Goal of the exercise: Starting with the first line of the data below, copy each line up to and including the one containing "Chart.register(...registerables);". Pictures stay out.

Recorded information:
>> BEGIN
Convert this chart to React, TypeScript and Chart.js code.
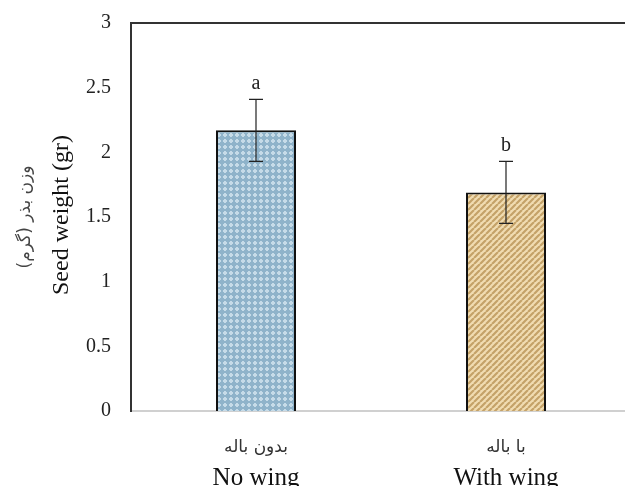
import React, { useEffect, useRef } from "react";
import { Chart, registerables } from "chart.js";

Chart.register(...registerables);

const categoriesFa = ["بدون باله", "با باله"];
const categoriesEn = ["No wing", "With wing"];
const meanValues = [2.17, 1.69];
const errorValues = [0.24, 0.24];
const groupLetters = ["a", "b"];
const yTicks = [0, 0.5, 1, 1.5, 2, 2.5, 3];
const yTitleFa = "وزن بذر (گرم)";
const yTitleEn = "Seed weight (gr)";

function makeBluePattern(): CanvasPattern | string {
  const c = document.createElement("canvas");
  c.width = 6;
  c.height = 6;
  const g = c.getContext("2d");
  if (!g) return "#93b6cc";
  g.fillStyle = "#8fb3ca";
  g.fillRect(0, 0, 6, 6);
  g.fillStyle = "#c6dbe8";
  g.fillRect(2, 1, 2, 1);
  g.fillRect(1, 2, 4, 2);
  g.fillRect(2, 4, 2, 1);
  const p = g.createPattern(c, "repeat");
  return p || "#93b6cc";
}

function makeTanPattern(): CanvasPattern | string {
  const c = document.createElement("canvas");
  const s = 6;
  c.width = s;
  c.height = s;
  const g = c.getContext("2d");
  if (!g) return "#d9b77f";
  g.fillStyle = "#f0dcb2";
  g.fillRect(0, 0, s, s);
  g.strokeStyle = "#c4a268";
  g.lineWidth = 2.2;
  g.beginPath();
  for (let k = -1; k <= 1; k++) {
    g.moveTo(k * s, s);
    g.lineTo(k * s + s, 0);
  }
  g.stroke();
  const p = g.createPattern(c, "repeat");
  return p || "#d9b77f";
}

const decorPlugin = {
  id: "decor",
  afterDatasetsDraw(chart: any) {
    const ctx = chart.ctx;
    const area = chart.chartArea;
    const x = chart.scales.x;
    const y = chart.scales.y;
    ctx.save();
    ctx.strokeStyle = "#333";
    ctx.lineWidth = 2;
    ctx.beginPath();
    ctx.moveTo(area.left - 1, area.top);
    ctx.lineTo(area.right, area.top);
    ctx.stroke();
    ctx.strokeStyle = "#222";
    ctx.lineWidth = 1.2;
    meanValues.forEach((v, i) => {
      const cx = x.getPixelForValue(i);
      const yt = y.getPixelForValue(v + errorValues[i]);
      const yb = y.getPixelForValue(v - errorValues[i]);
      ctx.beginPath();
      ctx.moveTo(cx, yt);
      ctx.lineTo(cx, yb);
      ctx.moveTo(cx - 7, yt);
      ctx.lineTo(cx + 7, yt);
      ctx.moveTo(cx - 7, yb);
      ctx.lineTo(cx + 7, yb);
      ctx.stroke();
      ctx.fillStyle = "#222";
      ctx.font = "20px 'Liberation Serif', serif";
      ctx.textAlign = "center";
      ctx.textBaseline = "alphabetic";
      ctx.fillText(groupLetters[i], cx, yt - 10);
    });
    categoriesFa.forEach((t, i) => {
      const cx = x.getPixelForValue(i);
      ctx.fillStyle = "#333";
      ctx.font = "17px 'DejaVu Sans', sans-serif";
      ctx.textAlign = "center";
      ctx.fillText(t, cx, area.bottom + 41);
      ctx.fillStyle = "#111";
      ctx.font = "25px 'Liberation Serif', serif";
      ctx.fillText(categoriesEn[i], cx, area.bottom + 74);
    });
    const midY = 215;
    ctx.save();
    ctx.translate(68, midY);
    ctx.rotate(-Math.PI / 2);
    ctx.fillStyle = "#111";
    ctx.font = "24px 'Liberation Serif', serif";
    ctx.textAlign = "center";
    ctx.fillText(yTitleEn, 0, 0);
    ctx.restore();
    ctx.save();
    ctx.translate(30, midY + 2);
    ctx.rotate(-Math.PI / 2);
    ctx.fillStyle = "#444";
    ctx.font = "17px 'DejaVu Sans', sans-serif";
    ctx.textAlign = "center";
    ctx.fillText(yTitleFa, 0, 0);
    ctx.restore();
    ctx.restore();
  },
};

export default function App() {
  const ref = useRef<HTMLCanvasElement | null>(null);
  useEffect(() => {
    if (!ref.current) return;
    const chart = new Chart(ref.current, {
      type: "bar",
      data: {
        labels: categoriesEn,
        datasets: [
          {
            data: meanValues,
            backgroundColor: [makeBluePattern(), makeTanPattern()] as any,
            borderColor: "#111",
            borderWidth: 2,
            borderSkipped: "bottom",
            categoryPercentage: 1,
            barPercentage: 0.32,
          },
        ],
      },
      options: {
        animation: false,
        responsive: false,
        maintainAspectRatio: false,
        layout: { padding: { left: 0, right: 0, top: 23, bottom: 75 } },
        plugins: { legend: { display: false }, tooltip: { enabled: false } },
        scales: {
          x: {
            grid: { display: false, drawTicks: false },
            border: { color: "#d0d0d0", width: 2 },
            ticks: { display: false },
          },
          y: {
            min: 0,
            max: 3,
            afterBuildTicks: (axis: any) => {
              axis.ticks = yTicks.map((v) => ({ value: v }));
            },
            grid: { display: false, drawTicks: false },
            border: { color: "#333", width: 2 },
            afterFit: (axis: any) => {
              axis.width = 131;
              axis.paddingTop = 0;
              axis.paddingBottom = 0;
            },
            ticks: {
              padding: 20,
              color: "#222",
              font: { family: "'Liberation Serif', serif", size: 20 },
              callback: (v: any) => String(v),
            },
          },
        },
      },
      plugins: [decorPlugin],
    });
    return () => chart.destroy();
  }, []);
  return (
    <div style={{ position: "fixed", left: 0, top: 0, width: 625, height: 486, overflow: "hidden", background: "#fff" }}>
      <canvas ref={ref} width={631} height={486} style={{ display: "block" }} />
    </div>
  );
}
>> END
Correct answer:
Convert this chart to React, TypeScript and Chart.js code.
import React, { useEffect, useRef } from "react";
import { Chart, registerables } from "chart.js";

Chart.register(...registerables);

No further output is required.